Work to do: Reproduce the lines of the material exactly, excluding every image.

Provided material:
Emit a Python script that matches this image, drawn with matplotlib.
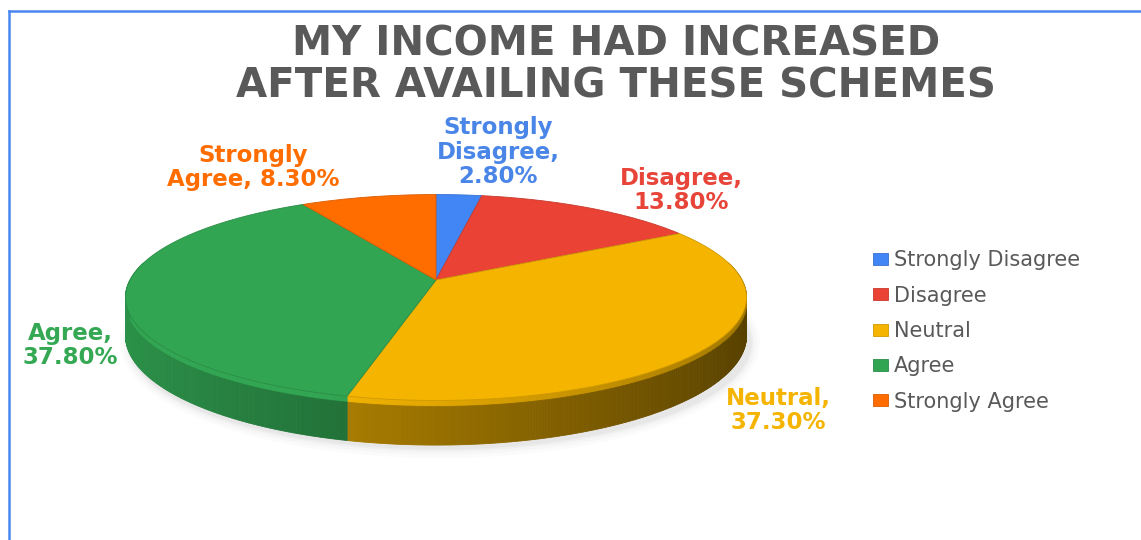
import numpy as np
import matplotlib
matplotlib.use('Agg')
import matplotlib.pyplot as plt
from matplotlib.collections import PolyCollection
from matplotlib.patches import Ellipse, Polygon
from matplotlib.lines import Line2D
import matplotlib.colors as mcolors

# ---- data ----
categories = ['Strongly Disagree', 'Disagree', 'Neutral', 'Agree', 'Strongly Agree']
values = [2.8, 13.8, 37.3, 37.8, 8.3]
colors = ['#4285F4', '#EA4335', '#F4B400', '#31A552', '#FF6D01']
label_colors = ['#4A86E8', '#E8453A', '#F4B400', '#34A853', '#FF6D01']
title_lines = ['MY INCOME HAD INCREASED', 'AFTER AVAILING THESE SCHEMES']

# ---- layout (pixels) ----
W, H = 1141, 540
CX, CY0 = 436, 280        # apex of the pie on screen
RX, RYP = 306, 100        # horizontal / vertical radius of the tilted disc
P = 0.17                  # perspective strength
DEP = 37                  # thickness of the pie at the sides

fig = plt.figure(figsize=(W / 100, H / 100), dpi=100)
fig.patch.set_facecolor('white')
ax = fig.add_axes([0, 0, 1, 1])


def project(u, v):
    s = 1.0 / (1.0 + P * v)
    return CX + RX * u * s, CY0 - RYP * v * s, s


# soft shadow under the pie
for grow, alpha in [(20, 0.025), (13, 0.035), (7, 0.05), (3, 0.06)]:
    ax.add_patch(Ellipse((CX + 4, 343), 2 * RX + 8 + grow, 210 + grow,
                         facecolor='#777777', edgecolor='none', alpha=alpha, zorder=0))

# side of the 3D pie (front half), shaded from left to right
bounds = np.cumsum([0] + values) / sum(values) * 360.0
polys, fcols = [], []
BAND = 6
for i, (a0, a1) in enumerate(zip(bounds[:-1], bounds[1:])):
    lo, hi = max(a0, 80.0), min(a1, 280.0)
    if hi <= lo:
        continue
    ts = np.radians(np.linspace(lo, hi, int((hi - lo) * 2) + 2))
    base = np.array(mcolors.to_rgb(colors[i]))
    X, Y, S = project(np.sin(ts), np.cos(ts))
    for j in range(len(ts) - 1):
        x0, y0, d0 = X[j], Y[j], DEP * S[j]
        x1, y1, d1 = X[j + 1], Y[j + 1], DEP * S[j + 1]
        u = np.sin((ts[j] + ts[j + 1]) / 2)
        shade = float(np.clip(0.62 - 0.27 * u, 0.3, 1.0))
        polys.append([(x0, y0), (x1, y1), (x1, y1 + BAND), (x0, y0 + BAND)])
        fcols.append(np.clip(base * min(1.0, shade + 0.3), 0, 1))
        polys.append([(x0, y0 + BAND), (x1, y1 + BAND), (x1, y1 + d1), (x0, y0 + d0)])
        fcols.append(np.clip(base * shade, 0, 1))
ax.add_collection(PolyCollection(polys, facecolors=fcols, edgecolors=fcols,
                                 linewidths=0.6, zorder=1))

# top surface: pie wedges from matplotlib, projected onto the tilted disc
R0 = 300.0
pie_wedges, _ = ax.pie(values, colors=colors, startangle=90, counterclock=False,
                       radius=R0, center=(0, 0))
top = []
for w, c in zip(pie_wedges, colors):
    path = w.get_patch_transform().transform_path(w.get_path())
    pts = np.vstack(path.to_polygons())
    X, Y, _s = project(pts[:, 0] / R0, pts[:, 1] / R0)
    w.remove()
    poly = Polygon(np.column_stack([X, Y]), closed=True, facecolor=c,
                   edgecolor=np.array(mcolors.to_rgb(c)) * 0.85, linewidth=0.6, zorder=2)
    ax.add_patch(poly)
    top.append(poly)

ax.set_xlim(0, W)
ax.set_ylim(H, 0)
ax.set_aspect('auto')
ax.axis('off')

# ---- data labels (y = baseline of last line) ----
label_texts = [f"Strongly\nDisagree,\n{values[0]:.2f}%",
               f"Disagree,\n{values[1]:.2f}%",
               f"Neutral,\n{values[2]:.2f}%",
               f"Agree,\n{values[3]:.2f}%",
               f"Strongly\nAgree, {values[4]:.2f}%"]
label_pos = [(498, 183), (681, 209), (778, 429), (70, 364), (253, 186)]
for txt, (lx, ly), c in zip(label_texts, label_pos, label_colors):
    fig.text(lx / W, 1 - ly / H, txt, ha='center', va='baseline', color=c,
             fontsize=16.5, fontweight='bold', family='DejaVu Sans',
             linespacing=1.07, multialignment='center')

# ---- title ----
for line, by in zip(title_lines, [56, 97]):
    fig.text(616 / W, 1 - by / H, line, ha='center', va='baseline', color='#595959',
             fontsize=29, fontweight='bold', family='DejaVu Sans')

# ---- legend ----
ax.legend(top, categories, loc='center left',
          bbox_to_anchor=(873 / W, 1 - 331 / H), bbox_transform=fig.transFigure,
          frameon=False, fontsize=15, handlelength=0.7, handleheight=0.5,
          handletextpad=0.3, labelspacing=0.74, labelcolor='#595959',
          borderpad=0, borderaxespad=0)

# ---- border ----
fig.add_artist(Line2D([9 / W, 9 / W], [0, 1 - 11 / H], transform=fig.transFigure,
                      color='#4A86F0', lw=1.8))
fig.add_artist(Line2D([9 / W, 1], [1 - 11 / H, 1 - 11 / H], transform=fig.transFigure,
                      color='#4A86F0', lw=1.8))

fig.savefig('out.png', dpi=100, facecolor='white')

Output for this exercise:
Emit a Python script that matches this image, drawn with matplotlib.
import numpy as np
import matplotlib
matplotlib.use('Agg')
import matplotlib.pyplot as plt
from matplotlib.collections import PolyCollection
from matplotlib.patches import Ellipse, Polygon
from matplotlib.lines import Line2D
import matplotlib.colors as mcolors

# ---- data ----
categories = ['Strongly Disagree', 'Disagree', 'Neutral', 'Agree', 'Strongly Agree']
values = [2.8, 13.8, 37.3, 37.8, 8.3]
colors = ['#4285F4', '#EA4335', '#F4B400', '#31A552', '#FF6D01']
label_colors = ['#4A86E8', '#E8453A', '#F4B400', '#34A853', '#FF6D01']
title_lines = ['MY INCOME HAD INCREASED', 'AFTER AVAILING THESE SCHEMES']

# ---- layout (pixels) ----
W, H = 1141, 540
CX, CY0 = 436, 280        # apex of the pie on screen
RX, RYP = 306, 100        # horizontal / vertical radius of the tilted disc
P = 0.17                  # perspective strength
DEP = 37                  # thickness of the pie at the sides

fig = plt.figure(figsize=(W / 100, H / 100), dpi=100)
fig.patch.set_facecolor('white')
ax = fig.add_axes([0, 0, 1, 1])


def project(u, v):
    s = 1.0 / (1.0 + P * v)
    return CX + RX * u * s, CY0 - RYP * v * s, s


# soft shadow under the pie
for grow, alpha in [(20, 0.025), (13, 0.035), (7, 0.05), (3, 0.06)]:
    ax.add_patch(Ellipse((CX + 4, 343), 2 * RX + 8 + grow, 210 + grow,
                         facecolor='#777777', edgecolor='none', alpha=alpha, zorder=0))

# side of the 3D pie (front half), shaded from left to right
bounds = np.cumsum([0] + values) / sum(values) * 360.0
polys, fcols = [], []
BAND = 6
for i, (a0, a1) in enumerate(zip(bounds[:-1], bounds[1:])):
    lo, hi = max(a0, 80.0), min(a1, 280.0)
    if hi <= lo:
        continue
    ts = np.radians(np.linspace(lo, hi, int((hi - lo) * 2) + 2))
    base = np.array(mcolors.to_rgb(colors[i]))
    X, Y, S = project(np.sin(ts), np.cos(ts))
    for j in range(len(ts) - 1):
        x0, y0, d0 = X[j], Y[j], DEP * S[j]
        x1, y1, d1 = X[j + 1], Y[j + 1], DEP * S[j + 1]
        u = np.sin((ts[j] + ts[j + 1]) / 2)
        shade = float(np.clip(0.62 - 0.27 * u, 0.3, 1.0))
        polys.append([(x0, y0), (x1, y1), (x1, y1 + BAND), (x0, y0 + BAND)])
        fcols.append(np.clip(base * min(1.0, shade + 0.3), 0, 1))
        polys.append([(x0, y0 + BAND), (x1, y1 + BAND), (x1, y1 + d1), (x0, y0 + d0)])
        fcols.append(np.clip(base * shade, 0, 1))
ax.add_collection(PolyCollection(polys, facecolors=fcols, edgecolors=fcols,
                                 linewidths=0.6, zorder=1))

# top surface: pie wedges from matplotlib, projected onto the tilted disc
R0 = 300.0
pie_wedges, _ = ax.pie(values, colors=colors, startangle=90, counterclock=False,
                       radius=R0, center=(0, 0))
top = []
for w, c in zip(pie_wedges, colors):
    path = w.get_patch_transform().transform_path(w.get_path())
    pts = np.vstack(path.to_polygons())
    X, Y, _s = project(pts[:, 0] / R0, pts[:, 1] / R0)
    w.remove()
    poly = Polygon(np.column_stack([X, Y]), closed=True, facecolor=c,
                   edgecolor=np.array(mcolors.to_rgb(c)) * 0.85, linewidth=0.6, zorder=2)
    ax.add_patch(poly)
    top.append(poly)

ax.set_xlim(0, W)
ax.set_ylim(H, 0)
ax.set_aspect('auto')
ax.axis('off')

# ---- data labels (y = baseline of last line) ----
label_texts = [f"Strongly\nDisagree,\n{values[0]:.2f}%",
               f"Disagree,\n{values[1]:.2f}%",
               f"Neutral,\n{values[2]:.2f}%",
               f"Agree,\n{values[3]:.2f}%",
               f"Strongly\nAgree, {values[4]:.2f}%"]
label_pos = [(498, 183), (681, 209), (778, 429), (70, 364), (253, 186)]
for txt, (lx, ly), c in zip(label_texts, label_pos, label_colors):
    fig.text(lx / W, 1 - ly / H, txt, ha='center', va='baseline', color=c,
             fontsize=16.5, fontweight='bold', family='DejaVu Sans',
             linespacing=1.07, multialignment='center')

# ---- title ----
for line, by in zip(title_lines, [56, 97]):
    fig.text(616 / W, 1 - by / H, line, ha='center', va='baseline', color='#595959',
             fontsize=29, fontweight='bold', family='DejaVu Sans')

# ---- legend ----
ax.legend(top, categories, loc='center left',
          bbox_to_anchor=(873 / W, 1 - 331 / H), bbox_transform=fig.transFigure,
          frameon=False, fontsize=15, handlelength=0.7, handleheight=0.5,
          handletextpad=0.3, labelspacing=0.74, labelcolor='#595959',
          borderpad=0, borderaxespad=0)

# ---- border ----
fig.add_artist(Line2D([9 / W, 9 / W], [0, 1 - 11 / H], transform=fig.transFigure,
                      color='#4A86F0', lw=1.8))
fig.add_artist(Line2D([9 / W, 1], [1 - 11 / H, 1 - 11 / H], transform=fig.transFigure,
                      color='#4A86F0', lw=1.8))

fig.savefig('out.png', dpi=100, facecolor='white')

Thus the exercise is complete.